Tolls may not be popular but the state needs to come up with a way to fund its aging infrastructure, he said. His desire to have a bipartisan budget is what caused it to be several months late last year, he added.
“We’re pleased with the votes we got. I’ll have further comment after the recount,” said Gagliardi.
Aresimowicz, a 47-year-old education coordinator for American Federation of State, County and Municipal Employees Council 4, is looking to secure his seventh consecutive term, having elected to the legislature in 2004.
He has said this will be his final term as House speaker and in the legislature and he has no further political aspirations.

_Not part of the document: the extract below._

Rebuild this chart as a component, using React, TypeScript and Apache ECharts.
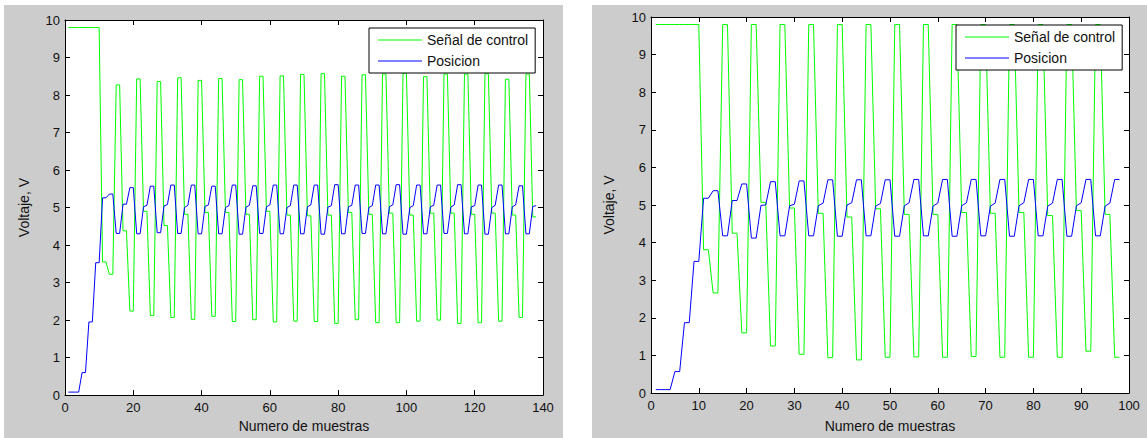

Continuing bipartisan discussions, such as those that produced the budget agreement two years ago; finishing workforce development efforts, particularly in the manual labor trades; and deauthorizing the $10 million toll study were his major focuses in the run-up to the election. Workforce development to make sure students stay in state was going to be his top priority, alongside House Majority Leader Matt Ritter, D-Hartford.
Obtaining funding for the Berlin community/senior center and transit-oriented development around the train station, while continuing to work for Southington, were his local priorities.
He denied residents’ allegations during the campaign that union workers or lobbyists had been paid by their employers or by his campaign to work for his re-election, saying that would be illegal.
Gagliardi, also 47, faced an uphill battle after becoming the 11th-hour replacement for Baleshiski.
A manager at Walgreens who said he didn’t share the viewpoints of Baleshiski, Gagliardi said he wanted to bring a fresh viewpoint to government to address the state’s deficit. Preventing the reintroduction of tolls on state roads and renegotiating the State Employee Bargaining Agent Coalition agreement were Gagliardi’s main issues of interest prior to election day.
Ensuring school safety by gathering information from other legislators on what has worked in their districts was something else he wanted to do, he said.